Tally up the lines carrying the string "that" and respond with only the resulting number.

### MATERIAL FOR THE TASK:
◆ ◆ ◆ ◆ ◆

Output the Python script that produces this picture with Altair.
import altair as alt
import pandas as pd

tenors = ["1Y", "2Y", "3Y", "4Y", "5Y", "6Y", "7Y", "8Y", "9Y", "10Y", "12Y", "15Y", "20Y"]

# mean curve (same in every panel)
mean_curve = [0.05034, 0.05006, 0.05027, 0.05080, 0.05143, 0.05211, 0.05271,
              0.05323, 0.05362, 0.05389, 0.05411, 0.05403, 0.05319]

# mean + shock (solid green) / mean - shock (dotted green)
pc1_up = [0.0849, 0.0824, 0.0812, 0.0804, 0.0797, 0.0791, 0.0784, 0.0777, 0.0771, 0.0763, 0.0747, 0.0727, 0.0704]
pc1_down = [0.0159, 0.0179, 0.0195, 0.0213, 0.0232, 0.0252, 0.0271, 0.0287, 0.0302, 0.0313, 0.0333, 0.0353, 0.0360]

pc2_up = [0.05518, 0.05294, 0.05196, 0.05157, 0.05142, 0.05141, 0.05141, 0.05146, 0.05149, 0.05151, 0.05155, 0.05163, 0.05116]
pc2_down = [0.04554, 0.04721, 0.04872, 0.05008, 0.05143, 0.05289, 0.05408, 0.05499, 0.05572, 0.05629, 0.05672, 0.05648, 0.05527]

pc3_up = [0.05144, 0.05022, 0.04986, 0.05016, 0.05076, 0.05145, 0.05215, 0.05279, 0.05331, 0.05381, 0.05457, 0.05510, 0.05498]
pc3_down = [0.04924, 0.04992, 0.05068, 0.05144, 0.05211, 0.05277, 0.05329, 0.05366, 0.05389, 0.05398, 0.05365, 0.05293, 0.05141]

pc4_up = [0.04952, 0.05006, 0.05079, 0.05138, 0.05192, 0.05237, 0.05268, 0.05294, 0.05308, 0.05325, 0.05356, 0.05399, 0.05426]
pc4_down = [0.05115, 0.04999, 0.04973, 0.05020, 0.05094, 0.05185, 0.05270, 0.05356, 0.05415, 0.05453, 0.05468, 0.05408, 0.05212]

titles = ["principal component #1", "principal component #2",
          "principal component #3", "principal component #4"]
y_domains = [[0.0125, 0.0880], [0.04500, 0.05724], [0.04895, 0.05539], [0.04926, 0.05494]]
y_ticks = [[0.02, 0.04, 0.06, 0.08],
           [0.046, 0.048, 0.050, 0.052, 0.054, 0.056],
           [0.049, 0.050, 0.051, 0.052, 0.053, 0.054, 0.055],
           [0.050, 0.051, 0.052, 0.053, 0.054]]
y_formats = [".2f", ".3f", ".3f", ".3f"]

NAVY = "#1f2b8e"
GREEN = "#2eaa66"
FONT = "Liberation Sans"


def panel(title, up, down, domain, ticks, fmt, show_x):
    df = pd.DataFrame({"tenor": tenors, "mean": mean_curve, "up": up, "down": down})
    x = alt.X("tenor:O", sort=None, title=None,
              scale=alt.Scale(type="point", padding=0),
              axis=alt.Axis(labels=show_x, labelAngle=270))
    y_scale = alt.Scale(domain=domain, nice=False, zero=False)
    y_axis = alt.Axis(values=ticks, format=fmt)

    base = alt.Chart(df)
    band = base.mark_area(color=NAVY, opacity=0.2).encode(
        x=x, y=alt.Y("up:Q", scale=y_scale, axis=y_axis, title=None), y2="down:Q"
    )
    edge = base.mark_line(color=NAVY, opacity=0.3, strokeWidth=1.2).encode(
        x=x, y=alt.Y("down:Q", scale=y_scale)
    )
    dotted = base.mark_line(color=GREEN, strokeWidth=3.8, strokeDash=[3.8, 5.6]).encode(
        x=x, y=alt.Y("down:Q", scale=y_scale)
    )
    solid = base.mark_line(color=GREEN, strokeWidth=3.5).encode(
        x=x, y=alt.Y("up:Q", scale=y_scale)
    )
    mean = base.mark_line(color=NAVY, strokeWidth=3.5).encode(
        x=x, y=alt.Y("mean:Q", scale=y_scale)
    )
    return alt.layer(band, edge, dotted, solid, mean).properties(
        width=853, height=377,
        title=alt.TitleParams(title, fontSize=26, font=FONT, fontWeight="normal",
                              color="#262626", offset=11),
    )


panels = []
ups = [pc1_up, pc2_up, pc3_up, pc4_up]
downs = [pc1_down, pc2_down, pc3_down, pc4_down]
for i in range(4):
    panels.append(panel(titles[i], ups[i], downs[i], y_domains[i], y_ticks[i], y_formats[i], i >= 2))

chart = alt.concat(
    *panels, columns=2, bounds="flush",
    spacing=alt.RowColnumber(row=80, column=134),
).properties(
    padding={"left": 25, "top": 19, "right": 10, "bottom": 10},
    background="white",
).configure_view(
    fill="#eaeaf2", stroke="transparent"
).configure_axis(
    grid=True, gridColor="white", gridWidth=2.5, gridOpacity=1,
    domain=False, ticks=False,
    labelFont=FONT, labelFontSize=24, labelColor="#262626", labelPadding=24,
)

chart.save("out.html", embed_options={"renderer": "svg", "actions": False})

◆ ◆ ◆ ◆ ◆

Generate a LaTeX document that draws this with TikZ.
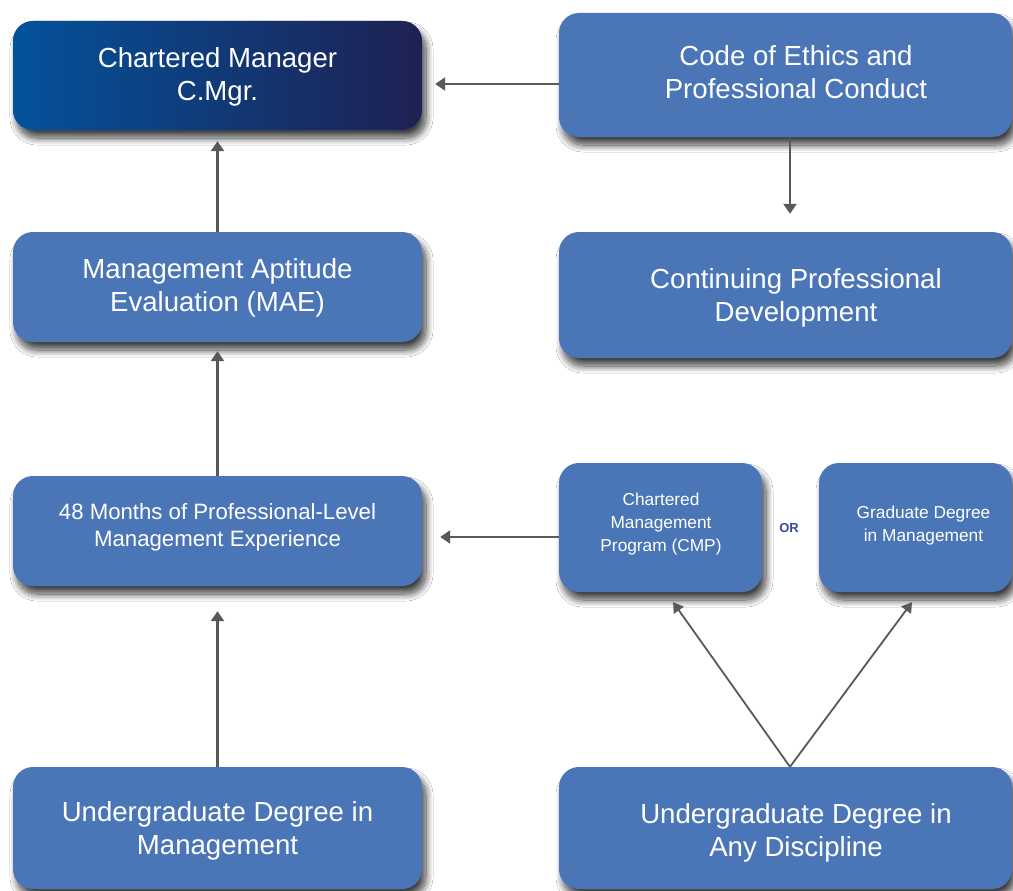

◆ ◆ ◆ ◆ ◆

### OUTPUT OF THE TASK:
2